Bing Crosby chronology
| Bing Crosby Sings Cole Porter Songs (1949) | Songs from Mark Twain's A Connecticut Yankee in King Arthur's Court (1949) | Bing Crosby Sings Songs by George Gershwin (1949) |

= A Connecticut Yankee in King Arthur's Court (album) =

A Connecticut Yankee in King Arthur's Court is a studio album of phonograph records by Bing Crosby and other stars of the Paramount movie A Connecticut Yankee in King Arthur's Court featuring songs from the film. All of the songs were written by Jimmy Van Heusen and Johnny Burke.

==Reception==
Billboard liked the album, saying:
Crosby's in rare form for this album of tunes from the Connecticut Yankee flick. His work on the top ballad "Once" is more reminiscent of the Bing of the thirties than anything he's done in a long while – and the song is a natural. (It's done twice here – one by Bing as a solo and again as a reprise with Rhonda Fleming). Other tune to watch is "Stub," which could have the makings of another "Swing on a Star". Also represented from the original cast are Murvyn Vye, Bill Bendix and Cedric Hardwicke. If picture is as big as advance word has it, then album is in.
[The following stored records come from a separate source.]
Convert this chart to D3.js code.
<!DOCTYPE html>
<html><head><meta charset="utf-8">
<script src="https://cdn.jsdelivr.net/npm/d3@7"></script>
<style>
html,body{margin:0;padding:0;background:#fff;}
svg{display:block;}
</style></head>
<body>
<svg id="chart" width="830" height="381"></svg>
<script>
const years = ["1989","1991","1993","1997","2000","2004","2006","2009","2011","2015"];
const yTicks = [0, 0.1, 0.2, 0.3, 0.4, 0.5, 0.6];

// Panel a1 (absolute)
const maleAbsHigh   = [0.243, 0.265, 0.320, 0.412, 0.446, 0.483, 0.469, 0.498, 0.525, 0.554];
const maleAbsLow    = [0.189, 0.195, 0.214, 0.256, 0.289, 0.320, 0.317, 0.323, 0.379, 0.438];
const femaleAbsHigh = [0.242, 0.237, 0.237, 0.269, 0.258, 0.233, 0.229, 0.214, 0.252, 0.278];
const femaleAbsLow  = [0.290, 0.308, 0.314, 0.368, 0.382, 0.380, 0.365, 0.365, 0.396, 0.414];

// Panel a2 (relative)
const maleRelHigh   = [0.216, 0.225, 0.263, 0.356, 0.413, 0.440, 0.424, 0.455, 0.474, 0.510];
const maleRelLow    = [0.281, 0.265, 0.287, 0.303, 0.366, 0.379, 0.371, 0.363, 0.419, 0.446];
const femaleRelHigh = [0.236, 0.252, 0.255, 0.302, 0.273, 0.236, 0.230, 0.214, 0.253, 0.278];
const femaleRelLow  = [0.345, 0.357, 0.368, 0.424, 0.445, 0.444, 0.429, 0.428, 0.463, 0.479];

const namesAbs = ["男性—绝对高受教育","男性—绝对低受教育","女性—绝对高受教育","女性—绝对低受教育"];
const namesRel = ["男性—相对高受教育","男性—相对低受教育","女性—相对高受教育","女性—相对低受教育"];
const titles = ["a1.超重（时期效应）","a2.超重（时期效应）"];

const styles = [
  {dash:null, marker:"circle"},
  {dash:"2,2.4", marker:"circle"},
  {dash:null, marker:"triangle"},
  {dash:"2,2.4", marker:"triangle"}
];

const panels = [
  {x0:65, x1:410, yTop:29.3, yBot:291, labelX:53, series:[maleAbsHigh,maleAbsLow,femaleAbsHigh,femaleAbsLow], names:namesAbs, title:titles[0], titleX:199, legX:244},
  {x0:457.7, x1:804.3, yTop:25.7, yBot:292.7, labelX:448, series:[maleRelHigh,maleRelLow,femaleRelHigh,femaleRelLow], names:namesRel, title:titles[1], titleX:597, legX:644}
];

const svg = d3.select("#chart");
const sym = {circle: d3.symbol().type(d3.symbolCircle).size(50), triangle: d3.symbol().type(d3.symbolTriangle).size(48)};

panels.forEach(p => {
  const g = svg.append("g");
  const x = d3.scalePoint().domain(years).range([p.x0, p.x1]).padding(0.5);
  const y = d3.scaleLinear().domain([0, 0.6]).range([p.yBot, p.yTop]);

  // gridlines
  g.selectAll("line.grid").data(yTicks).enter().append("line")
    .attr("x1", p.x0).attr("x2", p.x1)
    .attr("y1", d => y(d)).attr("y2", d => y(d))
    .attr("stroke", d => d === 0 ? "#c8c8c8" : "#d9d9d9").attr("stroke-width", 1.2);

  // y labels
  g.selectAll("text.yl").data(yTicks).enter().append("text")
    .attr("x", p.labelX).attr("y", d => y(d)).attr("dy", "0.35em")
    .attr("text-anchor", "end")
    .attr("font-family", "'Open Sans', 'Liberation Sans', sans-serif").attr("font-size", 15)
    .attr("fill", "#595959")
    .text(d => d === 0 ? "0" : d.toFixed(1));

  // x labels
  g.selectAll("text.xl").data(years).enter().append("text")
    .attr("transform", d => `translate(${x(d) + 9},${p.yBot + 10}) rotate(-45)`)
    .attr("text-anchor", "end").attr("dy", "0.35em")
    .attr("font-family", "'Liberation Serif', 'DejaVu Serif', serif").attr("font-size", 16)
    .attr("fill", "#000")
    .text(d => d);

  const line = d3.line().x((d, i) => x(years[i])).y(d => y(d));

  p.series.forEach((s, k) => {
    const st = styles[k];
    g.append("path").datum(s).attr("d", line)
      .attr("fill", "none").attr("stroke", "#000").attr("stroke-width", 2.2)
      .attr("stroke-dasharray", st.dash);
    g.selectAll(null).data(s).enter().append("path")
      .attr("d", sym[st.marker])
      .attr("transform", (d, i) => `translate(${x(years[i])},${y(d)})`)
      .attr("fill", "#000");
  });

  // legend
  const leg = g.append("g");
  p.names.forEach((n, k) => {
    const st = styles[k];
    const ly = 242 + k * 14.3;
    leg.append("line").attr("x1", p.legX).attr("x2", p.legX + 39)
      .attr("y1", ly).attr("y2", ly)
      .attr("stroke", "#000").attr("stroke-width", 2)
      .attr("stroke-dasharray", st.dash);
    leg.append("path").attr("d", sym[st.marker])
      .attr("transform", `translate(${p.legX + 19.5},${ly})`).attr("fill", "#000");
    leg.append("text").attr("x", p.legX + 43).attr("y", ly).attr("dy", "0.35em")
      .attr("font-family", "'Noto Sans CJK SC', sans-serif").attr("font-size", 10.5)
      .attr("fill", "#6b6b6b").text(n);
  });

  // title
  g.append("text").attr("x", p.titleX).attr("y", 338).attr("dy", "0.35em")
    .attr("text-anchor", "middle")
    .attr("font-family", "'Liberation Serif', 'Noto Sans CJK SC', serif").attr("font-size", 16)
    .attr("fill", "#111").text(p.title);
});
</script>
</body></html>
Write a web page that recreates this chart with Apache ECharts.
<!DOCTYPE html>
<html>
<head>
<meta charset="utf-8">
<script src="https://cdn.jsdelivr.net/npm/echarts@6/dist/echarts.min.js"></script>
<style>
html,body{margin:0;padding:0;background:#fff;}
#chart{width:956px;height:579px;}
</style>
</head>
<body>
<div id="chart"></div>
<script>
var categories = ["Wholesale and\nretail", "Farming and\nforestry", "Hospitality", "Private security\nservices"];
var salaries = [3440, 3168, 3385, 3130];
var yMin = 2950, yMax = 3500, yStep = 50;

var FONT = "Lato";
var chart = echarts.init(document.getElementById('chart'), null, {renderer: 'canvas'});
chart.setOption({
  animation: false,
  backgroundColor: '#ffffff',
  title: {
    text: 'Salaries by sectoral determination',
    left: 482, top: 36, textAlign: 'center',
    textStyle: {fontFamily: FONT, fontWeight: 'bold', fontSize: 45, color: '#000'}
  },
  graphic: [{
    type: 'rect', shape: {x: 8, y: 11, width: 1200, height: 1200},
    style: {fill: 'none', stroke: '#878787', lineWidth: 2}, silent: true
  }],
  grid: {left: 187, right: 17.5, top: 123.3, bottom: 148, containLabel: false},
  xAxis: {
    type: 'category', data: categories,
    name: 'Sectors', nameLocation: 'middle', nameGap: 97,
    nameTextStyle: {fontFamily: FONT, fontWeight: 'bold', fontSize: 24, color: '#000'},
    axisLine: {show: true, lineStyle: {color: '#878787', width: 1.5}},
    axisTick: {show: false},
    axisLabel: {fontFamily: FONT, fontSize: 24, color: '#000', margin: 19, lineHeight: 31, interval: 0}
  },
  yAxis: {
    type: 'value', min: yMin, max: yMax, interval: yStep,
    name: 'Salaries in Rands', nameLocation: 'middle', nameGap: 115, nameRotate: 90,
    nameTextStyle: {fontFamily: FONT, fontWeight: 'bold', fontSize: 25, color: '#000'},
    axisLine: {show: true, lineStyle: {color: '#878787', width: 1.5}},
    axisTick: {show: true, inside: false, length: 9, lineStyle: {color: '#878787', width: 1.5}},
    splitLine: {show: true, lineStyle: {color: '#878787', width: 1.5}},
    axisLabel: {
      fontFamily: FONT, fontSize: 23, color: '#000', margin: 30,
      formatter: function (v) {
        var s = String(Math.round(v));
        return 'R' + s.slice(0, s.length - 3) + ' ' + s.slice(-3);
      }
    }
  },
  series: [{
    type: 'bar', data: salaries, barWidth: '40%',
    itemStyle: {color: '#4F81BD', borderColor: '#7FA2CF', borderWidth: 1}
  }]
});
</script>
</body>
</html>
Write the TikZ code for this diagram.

The album reached the No. 5 position in Billboards album charts.

==Track listing==
These newly issued songs were featured in a 3-disc, 78 rpm album set, Decca Album A-699.
| Side | Title | Recording date | Performed by | Time |
Disc 1 (24524):
| A. | "Once and for Always" | December 27, 1947 | Bing Crosby with the Ken Darby Singers and Victor Young and His Orchestra. | 2:54 |
| B. | "If You Stub Your Toe on the Moon" | December 27, 1947 | Bing Crosby with The Rhythmaires and Victor Young and His Orchestra. | 3:06 |
Disc 2 (24525):
| A. | "Busy Doing Nothing" | December 27, 1947 | Bing Crosby with Cedric Hardwicke, William Bendix and Victor Young and His Orchestra. | 3:02 |
| B. | "'Twixt Myself and Me"* | December 18, 1947 | Murvyn Vye with Victor Young and His Orchestra. | 3:00 |
Disc 3 (24526):
| A. | "Once and for Always" | December 18, 1947 | Bing Crosby and Rhonda Fleming with Victor Young and His Orchestra. | 3:09 |
| B. | "When Is Sometime" | December 18, 1947 | Rhonda Fleming with Victor Young and His Orchestra. | 3:05 |
- This song was cut from the film after its world premiere at Radio City Music Hall, New York.

==Other releases==
Decca included all the Crosby songs on Decca DL 4261 in 1962 for the LP set Bing's Hollywood.